After weeks of island-hopping, returning to a major centre of population shocked and thrilled me. Pedalling over the Clyde – and nearly joining the M8 – confirmed that I had reached Glasgow and bar a serious bike breakdown which was either impeccably well-timed or laughably unlikely with only a day to go, I loved the city. Glengoyne was my hottest tour and the journey there and back one of the most exhilarating.

The final day through Ayrshire and Dumfries and Galloway was memorable for many reasons: the nutter on the train, the extraordinary cuteness of the landscape, but most of all the sheer charming oddity of Bladnoch. After a tour that included a sample of oak-aged gin and seemingly every corner of the distillery, I was in danger of missing my train from Barrhill back home.

Martin Armstrong, son of distillery owner Raymond who had kindly opened the place up for me on the Saturday when he ought to have been revising for his university finals, offered a lift as far as Newton Stewart.
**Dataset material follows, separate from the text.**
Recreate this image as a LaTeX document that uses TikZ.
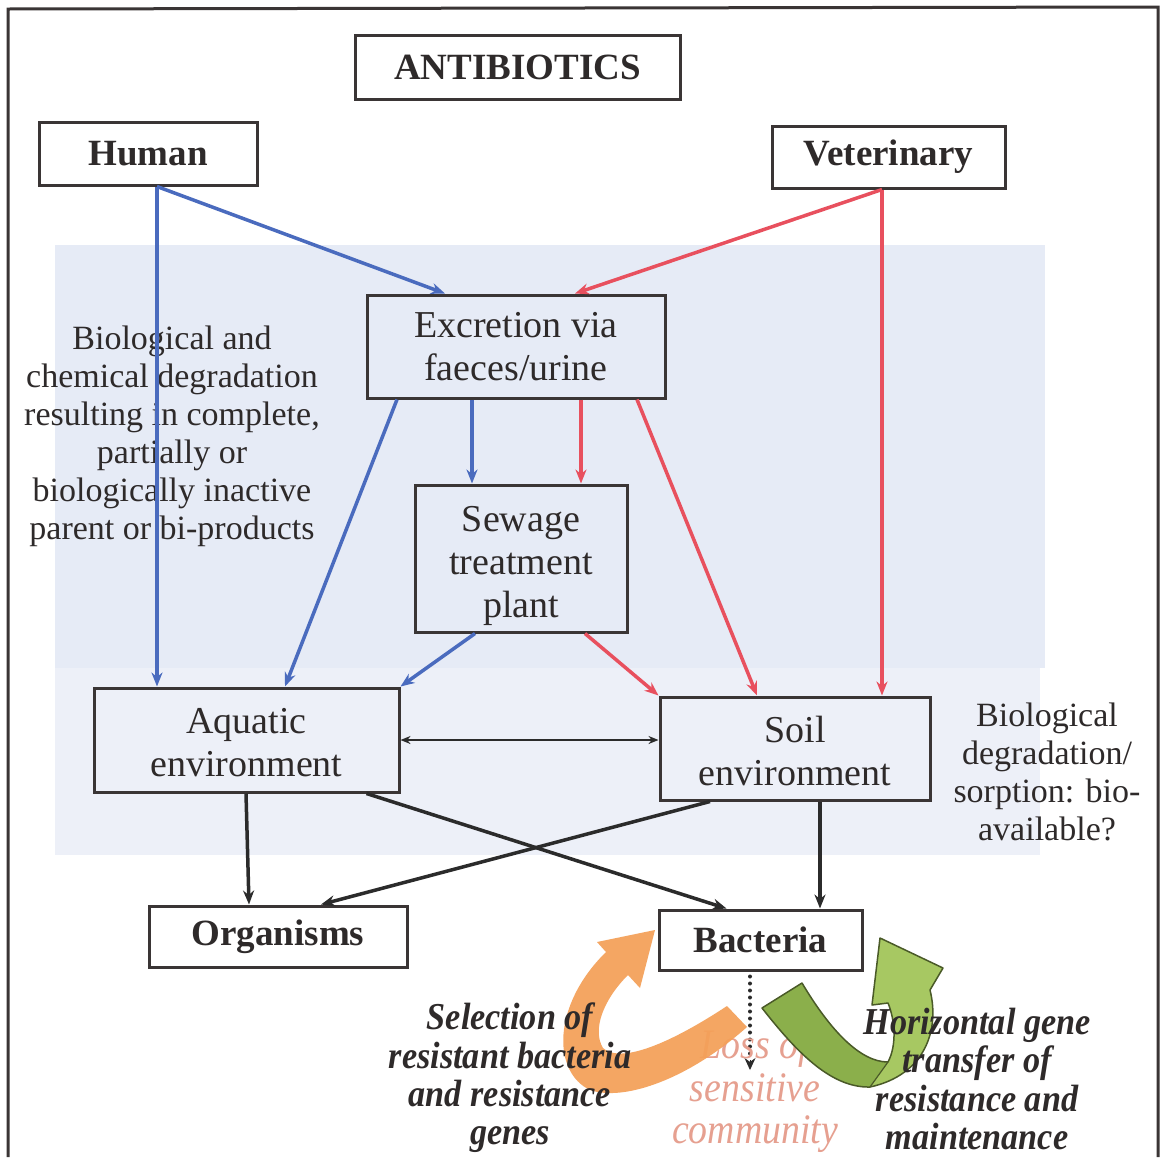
\documentclass[tikz,border=0pt]{standalone}
\usepackage{fontspec}
\setmainfont{Liberation Serif}
\newfontfamily\condfont[FakeStretch=0.9]{Liberation Serif}
\usetikzlibrary{arrows.meta,calc}
\definecolor{ink}{HTML}{2E2A2A}
\definecolor{boxc}{HTML}{3A3535}
\definecolor{bluec}{HTML}{4A6BBE}
\definecolor{redc}{HTML}{E8505E}
\definecolor{blackc}{HTML}{2B2B2B}
\definecolor{bgblue}{HTML}{E6EBF6}
\definecolor{bgblue2}{HTML}{EDF0F8}
\definecolor{orangec}{HTML}{F4A058}
\definecolor{greendark}{HTML}{8BAF4B}
\definecolor{greenlight}{HTML}{A7C862}
\definecolor{greenline}{HTML}{4A5A28}
\definecolor{pinkc}{HTML}{E6A090}
\begin{document}
\begin{tikzpicture}[x=1pt,y=-1pt,
  box/.style={draw=boxc, line width=3pt, inner sep=0pt, text=ink, align=center},
  boldbox/.style={box, font=\fontsize{37pt}{40pt}\selectfont\bfseries},
  regbox/.style={box, font=\fontsize{38pt}{43pt}\selectfont},
  bluearr/.style={draw=bluec, line width=3.5pt, -{Stealth[length=14pt,width=11pt]}},
  redarr/.style={draw=redc, line width=3.5pt, -{Stealth[length=14pt,width=11pt]}},
  blackarr/.style={draw=blackc, line width=3.5pt, -{Stealth[length=14pt,width=11pt]}},
  sidetext/.style={text=ink, align=center, font=\fontsize{34pt}{38pt}\selectfont},
  bitext/.style={text=ink, align=center, font=\condfont\fontsize{38pt}{38.3pt}\selectfont\bfseries\itshape},
  pinktext/.style={text=pinkc, align=center, font=\condfont\fontsize{42pt}{42.5pt}\selectfont\itshape}
]
\useasboundingbox (0,0) rectangle (1165,1157);
\fill[white] (0,0) rectangle (1165,1157);
% background bands
\fill[bgblue] (55,245) rectangle (1045,668);
\fill[bgblue2] (55,668) rectangle (1040,855);
% outer frame
\draw[boxc, line width=3pt] (8,1157) -- (8,9) -- (1158,7) -- (1158,1157);

% boxes
\node[boldbox, minimum width=325pt, minimum height=64pt] (anti) at (517.5,67) {ANTIBIOTICS};
\node[boldbox, minimum width=218pt, minimum height=63pt] (human) at (148,153.5) {Human};
\node[boldbox, minimum width=233pt, minimum height=62pt] (vet) at (888.5,157) {Veterinary};
\node[regbox, minimum width=298pt, minimum height=103pt] (excr) at (516,346.5) {Excretion via\\faeces/urine};
\node[regbox, minimum width=212pt, minimum height=147pt] (sew) at (521,558.5) {\rule{0pt}{40pt}Sewage\\treatment\\plant};
\node[regbox, minimum width=305pt, minimum height=104pt] (aqua) at (246.5,740) {\rule{0pt}{31pt}Aquatic\\environment};
\node[regbox, minimum width=270pt, minimum height=103pt] (soil) at (795,748.5) {\rule{0pt}{31pt}Soil\\environment};
\node[boldbox, minimum width=258pt, minimum height=61pt] (org) at (278,936.5) {Organisms};
\node[boldbox, minimum width=203pt, minimum height=60pt] (bact) at (760.5,940) {Bacteria};

% side texts
\node[sidetext] (lefttxt) at (172,436) {Biological and\\chemical degradation\\resulting in complete,\\partially or\\biologically inactive\\parent or bi-products};
\node[sidetext] (righttxt) at (1047,772) {Biological\\degradation/\\sorption: bio-\\available?};

% connectors
\draw[bluearr] ([xshift=9pt]human.south) -- ([xshift=-71pt]excr.north);
\draw[bluearr] ([xshift=9pt]human.south) -- ([xshift=-89.5pt]aqua.north);
\draw[redarr] ([xshift=-6.5pt]vet.south) -- ([xshift=59pt]excr.north);
\draw[redarr] ([xshift=-6.5pt]vet.south) -- ([xshift=87pt]soil.north);
\draw[bluearr] ([xshift=-119pt]excr.south) -- ([xshift=38.5pt]aqua.north);
\draw[bluearr] ([xshift=-44pt]excr.south) -- ([xshift=-49pt]sew.north);
\draw[redarr] ([xshift=65pt]excr.south) -- ([xshift=60pt]sew.north);
\draw[redarr] ([xshift=121pt]excr.south) -- ([xshift=-38pt]soil.north);
\draw[bluearr] ([xshift=-46pt]sew.south) -- (aqua.north east);
\draw[redarr] ([xshift=64pt]sew.south) -- (soil.north west);
\draw[draw=blackc, line width=2.5pt, {Stealth[length=10pt,width=8pt]}-{Stealth[length=10pt,width=8pt]}] (aqua.east) -- (aqua.east -| soil.west);
\draw[blackarr] ([xshift=-0.5pt]aqua.south) -- ([xshift=-29pt]org.north);
\draw[blackarr] ([xshift=-34pt]aqua.south east) -- ([xshift=-34pt]bact.north);
\draw[blackarr] ([xshift=-85pt]soil.south) -- ([xshift=43pt]org.north);
\draw[blackarr] ([xshift=25pt]soil.south) -- ([xshift=59.5pt]bact.north);
\coordinate (lossend) at (750,1070);
\draw[blackc, line width=4pt, line cap=round, dash pattern=on 0pt off 7pt] ([xshift=-10.5pt,yshift=-5pt]bact.south) -- ([yshift=12pt]lossend);
\draw[blackc, line width=1pt, -{Stealth[length=12pt,width=11pt]}] ([yshift=10pt]lossend) -- (lossend);

% pink text (behind the orange arrow)
\node[pinktext] (loss) at (755,1091) {Loss of\\sensitive\\community};

% orange curved arrow
\fill[orangec, opacity=0.93] (655,930) -- (640,988) -- (628,975)
  .. controls (603,1000) and (592,1030) .. (603,1048)
  .. controls (618,1062) and (660,1050) .. (727,1006)
  -- (747,1027)
  .. controls (690,1078) and (625,1102) .. (590,1090)
  .. controls (552,1072) and (552,1005) .. (606,952)
  -- (597,942) -- cycle;

% green curved arrow
\fill[greenlight] (762,1008) -- (802,983)
  .. controls (830,1030) and (860,1062) .. (888,1062)
  .. controls (897,1045) and (895,1020) .. (888,1003)
  -- (872,1005) -- (880,938) -- (943,968) -- (930,990)
  .. controls (940,1030) and (925,1075) .. (870,1087)
  .. controls (830,1088) and (795,1050) .. (762,1008) -- cycle;
\fill[greendark] (762,1008) -- (802,983)
  .. controls (830,1030) and (860,1062) .. (888,1062)
  -- (870,1087)
  .. controls (830,1088) and (795,1050) .. (762,1008) -- cycle;
\draw[greenline, line width=1.5pt, line join=round] (762,1008) -- (802,983)
  .. controls (830,1030) and (860,1062) .. (888,1062)
  .. controls (897,1045) and (895,1020) .. (888,1003)
  -- (872,1005) -- (880,938) -- (943,968) -- (930,990)
  .. controls (940,1030) and (925,1075) .. (870,1087)
  .. controls (830,1088) and (795,1050) .. (762,1008) -- cycle;
\draw[greenline, line width=1.2pt] (888,1062) -- (870,1087);

% bottom labels
\node[bitext] (seltxt) at (510,1078) {Selection of\\resistant bacteria\\and resistance\\genes};
\node[bitext] (hgttxt) at (977,1079) {Horizontal gene\\transfer of\\resistance and\\maintenance};
\end{tikzpicture}
\end{document}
The bike and panniers were thrown into the back of the Bladnoch Transit van, and we bombed along the country lanes at speeds I had rarely experienced over the previous six weeks while Martin supplied a potted history of the landmarks that passed in a blur. After a quick handshake, it was a fifteen mile time trial back to the station in baking heat. I made it, hairier, sweatier and happier than I have ever been.

I will admit that a car cannot really be beaten for practicality while distillery touring. If nothing else, there is space in the boot for all those distillery-exclusives. However, my solo cycle gave me a first-class, first-hand encounter with Scotland, her whiskies and above all her people – a distinctive, unchillfiltered race whose humour and hospitality materialised when I least expected but most needed it. Thanks to them, every dram I pour enthrals me with a vivid presence and emotive allusiveness more than malt, water and yeast could ever have managed on their own.

All images included in this article are © James Saxon.

6 comments:

Rick Furzer said...

Really inspirational to read about your travels as it's a journey I want to do. Love the expression 'unchillfiltered race'. Brilliant

Whisky Critic said...

What a unique way to conduct your tour! That really does sound like a way to get into the atmosphere of the exploration. Even if driving would be easier.

Scotch Cyclist said...

Many thanks indeed for the comments, Rick and Whisky Critic. Rick: the chief reason for writing the blog was to show how these quirky adventures can be done, and to encourage others to see Scotch and Scotland in a different way. Whisky Critic: there was certainly no hiding place! But you can't beat a bike for a forensic understanding of geography and microclimates.